Carmen Solis, arrivata in corsa a sostituire Carmela Remigio, ha regalato al suo personaggio le corde di una complessità, pur ingenua, indecentemente intenzionata a scardinare il proprio ruolo di donna subalterna al capriccio di un maschio padrone. Quando smetteva gli abiti di scena, la smagliante vocalità si turbava, nel vestito rosso di neorealistica memoria, sotto il peso delle emozioni, mentre, con gesti che non è possibile non associare simbolicamente alle troppe donne vittime di amori sbagliati, raccoglieva papaveri scarlatti nel grano bruciato e fantasticava progetti di conquistata felicità. L’adesione del soprano spagnolo alle corde della sua Nedda trovava un non proprio bilanciato contrappeso nel Canio di Stefano la Colla, perfetto nel tratteggiare i contorni più accesi e disperati del suo Pagliaccio anche se non altrettanto preciso nel portarne a galla le implicazioni di un dilaniante rovello interiore. A lui, con il coltello ancora grondante del sangue dei due innamorati fedifraghi, imbarazzante maschera tragica di se stesso su una scena sghemba e livida, purtroppo, veniva affidato il suggello della storia, quel “La commedia è finita!” in realtà destinato a Tonio.  In buca, la bacchetta di Frédéric Chaslin, nitida e puntuale nel tenere insieme i fili di questo intrigo anche musicale, sembrava più attenta a condurre la nave in porto senza eccessivi pericoli che a stanare, dalla brava Orchestra del Comunale di Bologna, quelle tinte – pericolose, certo, ma irrinunciabili – che rendono l’opera quel che è.

E arriviamo alla Cavalleria immaginata da Emma Dante. Un omaggio viscerale quanto intimo ad una Sicilia disegnata quasi a memoria, più attento a rievocare atteggiamenti sociali e culturali che a ricostruire scenari didascalici. Una Sicilia astratta e magica, sonnambula di passione e di follia ed imbevuta in retaggi in cui riti sacri e profani si aggrovigliano in un intrico impossibile a sciogliersi. L’avevamo già applaudita, questa regia itinerante, al Ponchielli di Cremona, la scorsa stagione. Oggi, a più di un anno di distanza, anziché aver perso vigore, questa Cavalleria sembra averne acquisito. Ancor più vivido l’affondo nelle radici di una classicità tutta preziose citazioni, ancor più avvolgente la sua patina rispetto al febbrile incalzare della drammaturgia.

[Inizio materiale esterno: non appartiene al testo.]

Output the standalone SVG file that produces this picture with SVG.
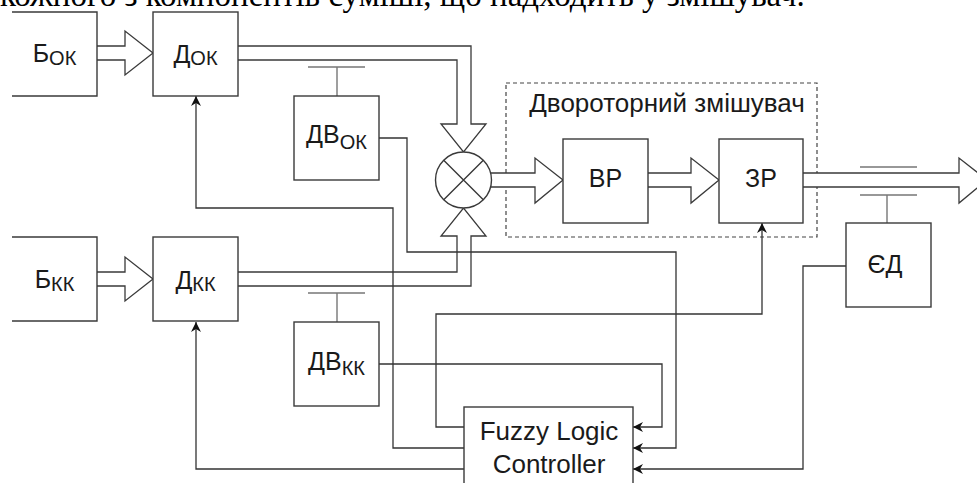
<svg xmlns="http://www.w3.org/2000/svg" width="977" height="483" viewBox="0 0 977 483">
<style>
.box{fill:#fff;stroke:#3a3a3a;stroke-width:1.4}
.pipe{fill:#fff;stroke:#3a3a3a;stroke-width:1.3;stroke-linejoin:miter}
.wire{fill:none;stroke:#333;stroke-width:1.3}
.bar{fill:none;stroke:#777;stroke-width:1.4}
.lbl{font-family:"Liberation Sans",Arial,sans-serif;font-size:25px;fill:#1a1a1a;text-anchor:middle}
.sub{font-size:20px}
</style>
<defs>
<marker id="ah" viewBox="0 0 10 10" refX="10" refY="5" markerWidth="10" markerHeight="10" orient="auto" markerUnits="userSpaceOnUse">
<path d="M0,0 L10,5 L0,10 L3,5 z" fill="#111"/>
</marker>
</defs>
<rect width="977" height="483" fill="#fff"/>
<text x="0" y="6" font-family="'Liberation Serif','Times New Roman',serif" font-size="33" fill="#000">кожного з компонентів суміші, що надходить у змішувач.</text>

<g id="mixer-frame">
<rect x="506" y="83" width="311" height="154" fill="none" stroke="#444" stroke-width="1.2" stroke-dasharray="4,3"/>
<text class="lbl" x="667" y="112" style="font-size:26px">Двороторний змішувач</text>
</g>

<g id="connectors">
<path class="pipe" d="M97,46 H125 V31 L153,53 L125,75 V60 H97"/>
<path class="pipe" d="M97,272 H125 V257 L153,279 L125,301 V286 H97"/>
<path class="pipe" d="M238,46 H471 V124 H486 L463.5,152 L441,124 H457 V60 H238"/>
<path class="pipe" d="M238,286 H471 V236 H486 L463.5,208 L441,236 H457 V272 H238"/>
<path class="pipe" d="M490.6,173 H535 V158 L563,180 L535,203 V187 H490.6"/>
<path class="pipe" d="M648,173 H691 V158 L719,180 L691,203 V187 H648"/>
<path class="pipe" d="M803,173 H959 V158 L987,180 L959,203 V187 H803"/>
<path class="wire" d="M379,138 H407 V252 H676 V448 H633" marker-end="url(#ah)"/>
<path class="wire" d="M379,364 H662 V427 H633" marker-end="url(#ah)"/>
<path class="wire" d="M846,266 H803 V469 H633" marker-end="url(#ah)"/>
<path class="wire" d="M464,448 H393 V208 H196 V96" marker-end="url(#ah)"/>
<path class="wire" d="M464,469 H196 V322" marker-end="url(#ah)"/>
<path class="wire" d="M464,427 H436 V314 H762 V223" marker-end="url(#ah)"/>
</g>

<g id="B_ok">
<path class="box" d="M12,12 H97 V96 H12"/>
<text class="lbl" x="54.5" y="62">Б<tspan class="sub" dy="3">ОК</tspan></text>
</g>
<g id="D_ok">
<rect class="box" x="153" y="12" width="85" height="84"/>
<text class="lbl" x="195.5" y="63">Д<tspan class="sub" dy="2">ОК</tspan></text>
</g>
<g id="DV_ok">
<path class="bar" d="M308,67 H365 M337,67 V96"/>
<rect class="box" x="294" y="96" width="85" height="84"/>
<text class="lbl" x="336.5" y="143">ДВ<tspan class="sub" dy="6">ОК</tspan></text>
</g>
<g id="B_kk">
<path class="box" d="M12,237 H97 V321 H12"/>
<text class="lbl" x="54.5" y="288">Б<tspan class="sub" dy="3">КК</tspan></text>
</g>
<g id="D_kk">
<rect class="box" x="153" y="237" width="85" height="84"/>
<text class="lbl" x="195.5" y="289">Д<tspan class="sub" dy="2">КК</tspan></text>
</g>
<g id="DV_kk">
<path class="bar" d="M308,293 H365 M337,293 V322"/>
<rect class="box" x="294" y="322" width="85" height="84"/>
<text class="lbl" x="336.5" y="370">ДВ<tspan class="sub" dy="5">КК</tspan></text>
</g>
<g id="mixer">
<circle cx="463.5" cy="180" r="28" fill="#fff" stroke="#3a3a3a" stroke-width="1.4"/>
<path d="M443.7,160.2 L483.3,199.8 M483.3,160.2 L443.7,199.8" stroke="#3a3a3a" stroke-width="1.4"/>
</g>
<g id="VR">
<rect class="box" x="563" y="139" width="85" height="84"/>
<text class="lbl" x="605.5" y="187">ВР</text>
</g>
<g id="ZR">
<rect class="box" x="719" y="139" width="84" height="84"/>
<text class="lbl" x="761" y="187">ЗР</text>
</g>
<g id="ED">
<path class="bar" d="M860,167 H917 M860,195 H917 M887,195 V223"/>
<rect class="box" x="846" y="223" width="85" height="84"/>
<text class="lbl" x="885" y="273">ЄД</text>
</g>
<g id="FLC">
<rect class="box" x="464" y="407" width="169" height="90"/>
<text class="lbl" x="549" y="440" style="font-size:26px">Fuzzy Logic</text>
<text class="lbl" x="549" y="473" style="font-size:26px">Controller</text>
</g>
</svg>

La passione di Turiddu, insieme peccaminoso amore verso la coniugata Lola ed estrema sofferenza di sacre implicazioni – sfociante nel più classico un regolamento di conti firmato da Alfio coltelli alla mano – aveva la sua allegoria nel visionario passaggio in scena di un Cristo - danzatore schiacciato sotto il peso della croce, frustato da un crudele centurione e seguito da un gruppo di tre donne piangenti avvolte in manti dai colori rubati a Pontormo. Una Pasqua che gettava ombre crude in cui tutto era peccato ed espiazione, tutto era già scritto. Nedda - una Sonia Ganassi di straordinaria plasticità, così vera e nobile da trascinarsi appresso anche una conduzione fin troppo prudente – era donna già penitente, già vestita a lutto ancor prima dell’urlo nero che si sarebbe alzato alla fine, da fuori scena. Un incanto. E nero era tutto: lo sfondo, i vestiti di festa della folla pronta a prender la Messa solenne, le donne con il velo e gli uomini con la coppola, le vesti severe di mamma Lucia, una Claudia Marchi bravissima a tenere in equilibrio le dissonanti corde di dignità ed angoscia, quando il Turiddu di un discreto Angelo Vilari le chiedeva l’ultimo bacio, già impregnato dei sudori della morte. Una sacra rappresentazione, senza tempo.